Thank you, tree, for being part of our lives for a quarter of the year, for your beauty, colour, scent … for your presence with us.
The 2014 Christmas Tree: A Retrospective:
We brought you home from a family owned cut-your-own tree farm a few towns away from us, on a very windy and cold Sunday, 7 December. By 9 December, the snow had melted from you and you were up in your spot in the family room, ornamented with lights and decorations:
Here you are on Christmas morning!
A few special ornaments:
You were radiant on 21 January, which, as it turned out, was exactly two months before you left us for the great outdoors again.
Some of your new growth, on 24 February!
Still fully decorated on 9 March, 3 months after you came home with us.
That was the day I removed the decorations, leaving just the lights and the tree topper for a couple more days.

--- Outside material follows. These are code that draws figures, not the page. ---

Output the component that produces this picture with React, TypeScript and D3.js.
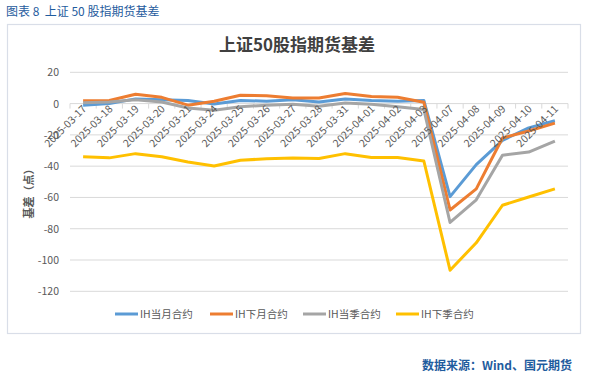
import React from "react";
import * as d3 from "d3";

const categories = [
  "2025-03-17", "2025-03-18", "2025-03-19", "2025-03-20", "2025-03-21",
  "2025-03-24", "2025-03-25", "2025-03-26", "2025-03-27", "2025-03-28",
  "2025-03-31", "2025-04-01", "2025-04-02", "2025-04-03", "2025-04-07",
  "2025-04-08", "2025-04-09", "2025-04-10", "2025-04-11",
];
const ihCurrentMonth = [-1, 0, 3, 2.5, 2, -0.3, 2, 1.5, 2.5, 1, 3, 2, 1.5, 2, -59.5, -39, -23.5, -15.5, -11];
const ihNextMonth = [1.8, 2, 6, 4, -1, 1.5, 5.3, 5, 3.6, 3.6, 6.4, 4.5, 4, 0.8, -68, -54.5, -22, -17.5, -12.5];
const ihCurrentQuarter = [0.5, 1, 2.5, 1, -2.8, -4.3, -2, -1, -0.5, -1.7, 0.4, -0.5, -2, -3.8, -76, -61.5, -33, -31, -24];
const ihNextQuarter = [-34, -34.7, -32, -34, -37.3, -39.9, -36.2, -35.3, -34.8, -35.1, -32, -34.5, -34.5, -36.7, -106.5, -89, -65, -59.7, -54.5];
const yTicks = [20, 0, -20, -40, -60, -80, -100, -120];
const seriesNames = ["IH当月合约", "IH下月合约", "IH当季合约", "IH下季合约"];
const seriesColors = ["#5B9BD5", "#ED7D31", "#A5A5A5", "#FFC000"];

const FONT = "'Noto Sans CJK SC', 'Noto Sans', sans-serif";

export default function App() {
  const W = 593, H = 374;
  const left = 70, right = 568;
  const x = d3.scaleBand<string>().domain(categories).range([left, right]);
  const y = d3.scaleLinear().domain([-120, 20]).range([291.3, 72.3]);
  const allSeries = [ihCurrentMonth, ihNextMonth, ihCurrentQuarter, ihNextQuarter];
  const line = d3.line<number>()
    .x((_, i) => (x(categories[i]) as number) + x.bandwidth() / 2)
    .y((d) => y(d));
  const legendX = [115, 210, 303, 396];

  return (
    <svg width={W} height={H} style={{ position: "absolute", left: 0, top: 0, background: "#fff" }}>
      <text x={6} y={16} fontSize={12} fill="#1F5C9E" fontFamily={FONT} style={{ whiteSpace: "pre" }}>{"图表 8  上证 50 股指期货基差"}</text>
      <rect x={7.5} y={24.5} width={573} height={309} fill="#fff" stroke="#D9DEE8" strokeWidth={1.2} />
      <text x={297} y={51} textAnchor="middle" fontSize={17} fontWeight="bold" fill="#404040" fontFamily={FONT}>上证50股指期货基差</text>

      {yTicks.map((t) => (
        <g key={t}>
          <line x1={left} x2={right} y1={y(t)} y2={y(t)} stroke="#D9D9D9" strokeWidth={1} />
          <text x={59} y={y(t) + 4} textAnchor="end" fontSize={10.5} fill="#595959" fontFamily={FONT}>{t}</text>
        </g>
      ))}
      {categories.map((c, i) => (
        <line key={"tk" + i} x1={(x(c) as number)} x2={(x(c) as number)} y1={y(0)} y2={y(0) + 5} stroke="#D9D9D9" />
      ))}
      <line x1={right} x2={right} y1={y(0)} y2={y(0) + 5} stroke="#D9D9D9" />

      {allSeries.map((s, k) => (
        <path key={k} d={line(s) as string} fill="none" stroke={seriesColors[k]} strokeWidth={3} strokeLinejoin="round" />
      ))}

      {categories.map((c) => {
        const cx = (x(c) as number) + x.bandwidth() / 2 + 4;
        const cy = y(0) + 6;
        return (
          <text key={c} x={cx} y={cy} transform={`rotate(-45, ${cx}, ${cy})`} textAnchor="end" fontSize={10.5}
            fill="#595959" fontFamily={FONT}>{c}</text>
        );
      })}

      <text x={0} y={0} transform="translate(33, 191) rotate(-90)" textAnchor="middle" fontSize={11} fontWeight="bold"
        fill="#595959" fontFamily={FONT}>基差（点）</text>

      {seriesNames.map((n, k) => (
        <g key={n}>
          <line x1={legendX[k]} x2={legendX[k] + 23} y1={314} y2={314} stroke={seriesColors[k]} strokeWidth={3} />
          <text x={legendX[k] + 25} y={318} fontSize={10.5} fill="#595959" fontFamily={FONT}>{n}</text>
        </g>
      ))}

      <text x={572} y={370} textAnchor="end" fontSize={12} fontWeight="bold" fill="#1F5C9E" fontFamily={FONT}>数据来源：Wind、国元期货</text>
    </svg>
  );
}
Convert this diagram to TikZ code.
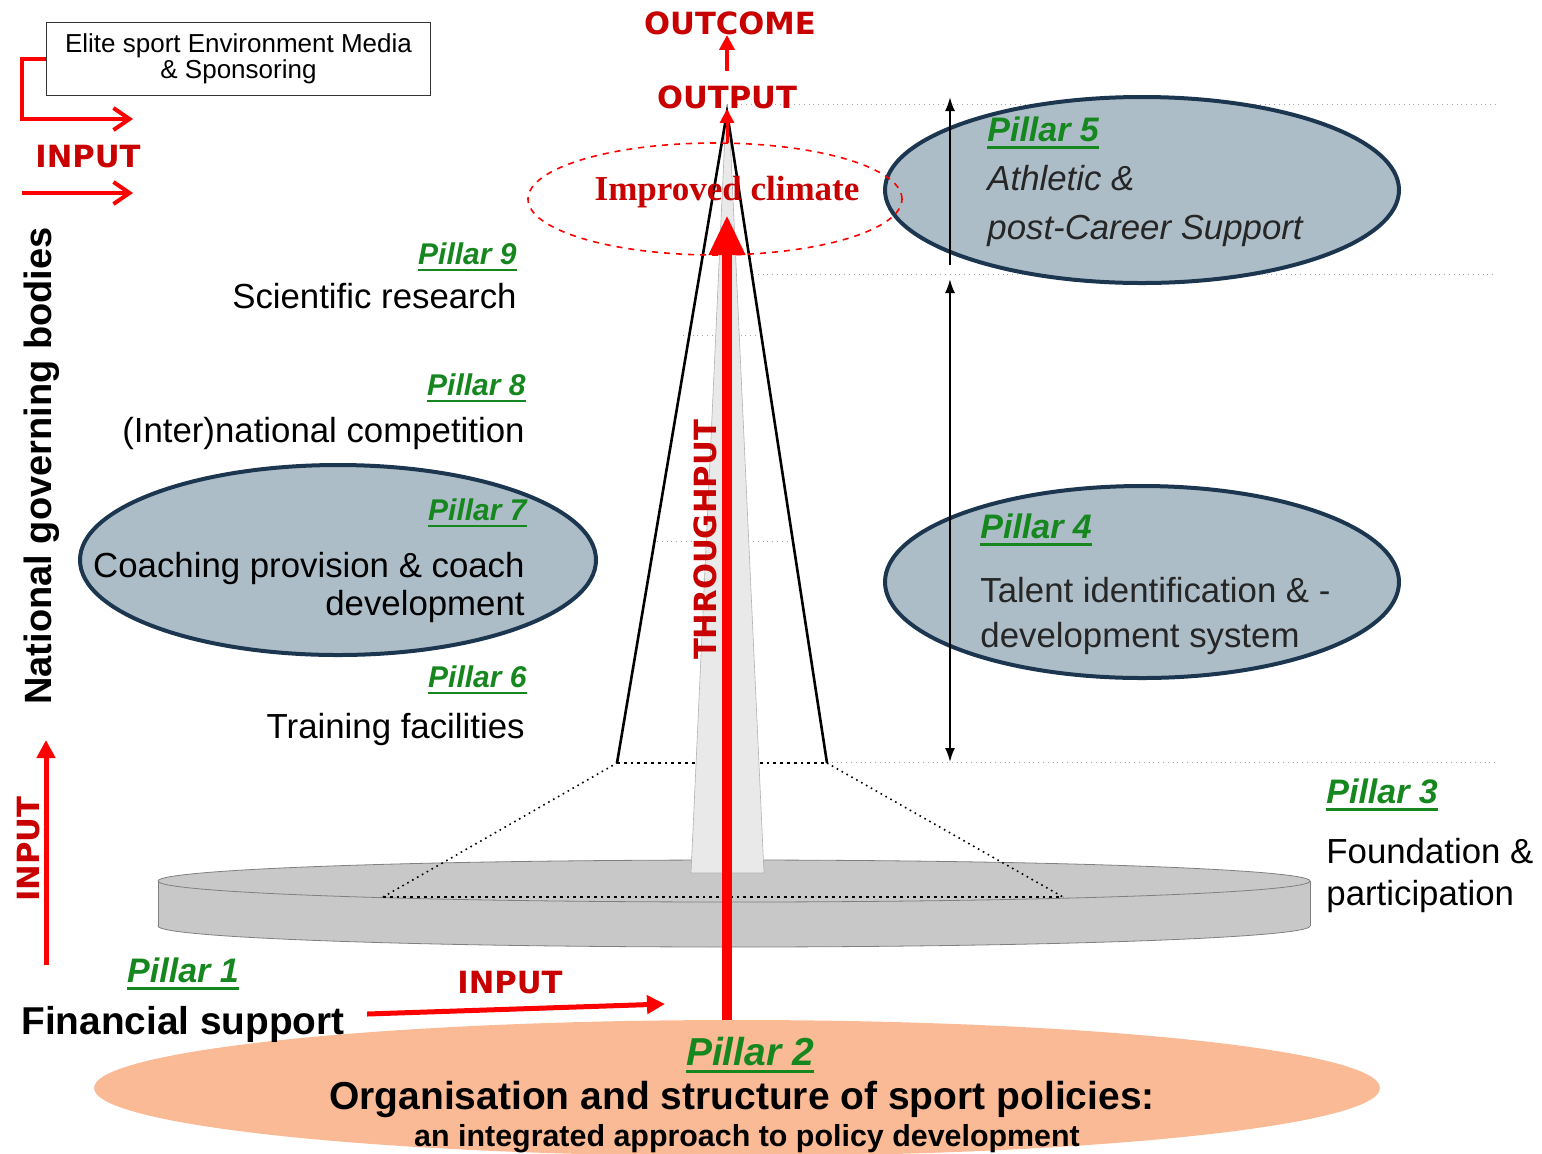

Here you are in all your needled green glory, this morning, ready for your short trip to the yard.
And here is where you were; it looks so empty now.
Now you are finally in your new place, perhaps a home or a hideout for someone who needs it.
You can live for years next door to a big pine tree, honored to have so venerable a neighbor, even when it sheds needles all over your flowers or wakes you, dropping big cones onto your deck at still of night.
~Denise Levertov
So sad…and bittersweet…but what a tradition. You are the only ones we know who keep a tree up for so long!